- **Exercise instructions**:
Transcribe the listing that follows in full, omitting pictures.

=-=-=

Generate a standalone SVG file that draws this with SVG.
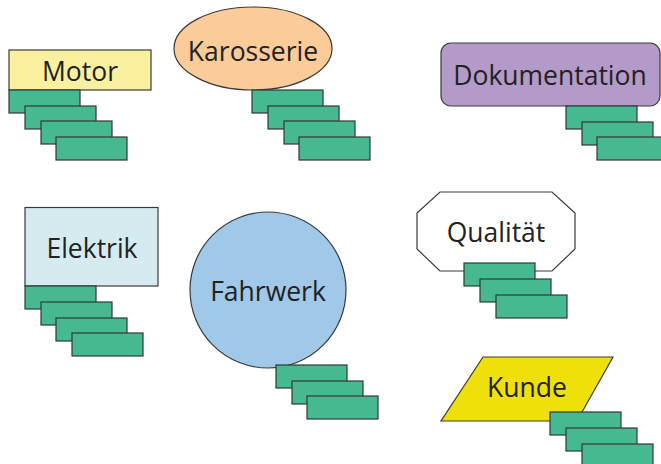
<svg xmlns="http://www.w3.org/2000/svg" width="661" height="464" viewBox="0 0 661 464">
<style>
.s{stroke:#3a3a3a;stroke-width:1.2}
.g{fill:#47B990;stroke:#2f3a35;stroke-width:1.2}
.t{font-family:"Open Sans","Noto Sans",sans-serif;font-size:26.5px;fill:#222;text-anchor:middle}
</style>
<rect width="661" height="464" fill="#fff"/>
<g id="motor">
<rect class="s" x="9" y="50" width="142" height="40" fill="#FAF0A0"/>
<text class="t" x="80" y="81">Motor</text>
<rect class="g" x="9" y="90" width="71" height="23"/>
<rect class="g" x="25" y="106" width="71" height="23"/>
<rect class="g" x="41" y="121" width="71" height="23"/>
<rect class="g" x="56" y="137" width="71" height="23"/>
</g>
<g id="karosserie">
<ellipse class="s" cx="253" cy="48.5" rx="79" ry="41.5" fill="#FBCB9A"/>
<text class="t" x="253" y="61">Karosserie</text>
<rect class="g" x="252" y="90" width="71" height="23"/>
<rect class="g" x="268" y="106" width="71" height="23"/>
<rect class="g" x="284" y="121" width="71" height="23"/>
<rect class="g" x="299" y="137" width="71" height="23"/>
</g>
<g id="dokumentation">
<rect class="s" x="441" y="43" width="219" height="63" rx="10" fill="#B49AC8"/>
<text class="t" x="550" y="85">Dokumentation</text>
<rect class="g" x="566" y="106" width="71" height="23"/>
<rect class="g" x="582" y="122" width="71" height="23"/>
<rect class="g" x="597" y="137" width="71" height="23"/>
</g>
<g id="elektrik">
<rect class="s" x="25" y="207.5" width="133" height="78.5" fill="#D6EBF0"/>
<text class="t" x="92" y="258">Elektrik</text>
<rect class="g" x="25" y="286" width="71" height="23"/>
<rect class="g" x="41" y="302" width="71" height="23"/>
<rect class="g" x="56" y="318" width="71" height="23"/>
<rect class="g" x="72" y="333" width="71" height="23"/>
</g>
<g id="fahrwerk">
<circle class="s" cx="268" cy="290" r="78" fill="#A0C8E8"/>
<text class="t" x="268" y="301">Fahrwerk</text>
<rect class="g" x="276" y="365" width="71" height="23"/>
<rect class="g" x="292" y="381" width="71" height="23"/>
<rect class="g" x="307" y="396" width="71" height="23"/>
</g>
<g id="qualitaet">
<polygon class="s" points="440,192 552,192 575,213 575,249 552,271 440,271 417,249 417,213" fill="#fff"/>
<text class="t" x="496" y="242">Qualität</text>
<rect class="g" x="464" y="263" width="71" height="23"/>
<rect class="g" x="480" y="279" width="71" height="23"/>
<rect class="g" x="496" y="295" width="71" height="23"/>
</g>
<g id="kunde">
<polygon class="s" points="483,357 613,357 577,421 441,421" fill="#F0E00A"/>
<text class="t" x="527" y="397">Kunde</text>
<rect class="g" x="550" y="412" width="71" height="23"/>
<rect class="g" x="566" y="428" width="71" height="23"/>
<rect class="g" x="582" y="444" width="71" height="23"/>
</g>
<g id="connectors"></g>
</svg>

=-=-=

- **Task response**:
Generate a standalone SVG file that draws this with SVG.
<svg xmlns="http://www.w3.org/2000/svg" width="661" height="464" viewBox="0 0 661 464">
<style>
.s{stroke:#3a3a3a;stroke-width:1.2}
.g{fill:#47B990;stroke:#2f3a35;stroke-width:1.2}
.t{font-family:"Open Sans","Noto Sans",sans-serif;font-size:26.5px;fill:#222;text-anchor:middle}
</style>
<rect width="661" height="464" fill="#fff"/>
<g id="motor">
<rect class="s" x="9" y="50" width="142" height="40" fill="#FAF0A0"/>
<text class="t" x="80" y="81">Motor</text>
<rect class="g" x="9" y="90" width="71" height="23"/>
<rect class="g" x="25" y="106" width="71" height="23"/>
<rect class="g" x="41" y="121" width="71" height="23"/>
<rect class="g" x="56" y="137" width="71" height="23"/>
</g>
<g id="karosserie">
<ellipse class="s" cx="253" cy="48.5" rx="79" ry="41.5" fill="#FBCB9A"/>
<text class="t" x="253" y="61">Karosserie</text>
<rect class="g" x="252" y="90" width="71" height="23"/>
<rect class="g" x="268" y="106" width="71" height="23"/>
<rect class="g" x="284" y="121" width="71" height="23"/>
<rect class="g" x="299" y="137" width="71" height="23"/>
</g>
<g id="dokumentation">
<rect class="s" x="441" y="43" width="219" height="63" rx="10" fill="#B49AC8"/>
<text class="t" x="550" y="85">Dokumentation</text>
<rect class="g" x="566" y="106" width="71" height="23"/>
<rect class="g" x="582" y="122" width="71" height="23"/>
<rect class="g" x="597" y="137" width="71" height="23"/>
</g>
<g id="elektrik">
<rect class="s" x="25" y="207.5" width="133" height="78.5" fill="#D6EBF0"/>
<text class="t" x="92" y="258">Elektrik</text>
<rect class="g" x="25" y="286" width="71" height="23"/>
<rect class="g" x="41" y="302" width="71" height="23"/>
<rect class="g" x="56" y="318" width="71" height="23"/>
<rect class="g" x="72" y="333" width="71" height="23"/>
</g>
<g id="fahrwerk">
<circle class="s" cx="268" cy="290" r="78" fill="#A0C8E8"/>
<text class="t" x="268" y="301">Fahrwerk</text>
<rect class="g" x="276" y="365" width="71" height="23"/>
<rect class="g" x="292" y="381" width="71" height="23"/>
<rect class="g" x="307" y="396" width="71" height="23"/>
</g>
<g id="qualitaet">
<polygon class="s" points="440,192 552,192 575,213 575,249 552,271 440,271 417,249 417,213" fill="#fff"/>
<text class="t" x="496" y="242">Qualität</text>
<rect class="g" x="464" y="263" width="71" height="23"/>
<rect class="g" x="480" y="279" width="71" height="23"/>
<rect class="g" x="496" y="295" width="71" height="23"/>
</g>
<g id="kunde">
<polygon class="s" points="483,357 613,357 577,421 441,421" fill="#F0E00A"/>
<text class="t" x="527" y="397">Kunde</text>
<rect class="g" x="550" y="412" width="71" height="23"/>
<rect class="g" x="566" y="428" width="71" height="23"/>
<rect class="g" x="582" y="444" width="71" height="23"/>
</g>
<g id="connectors"></g>
</svg>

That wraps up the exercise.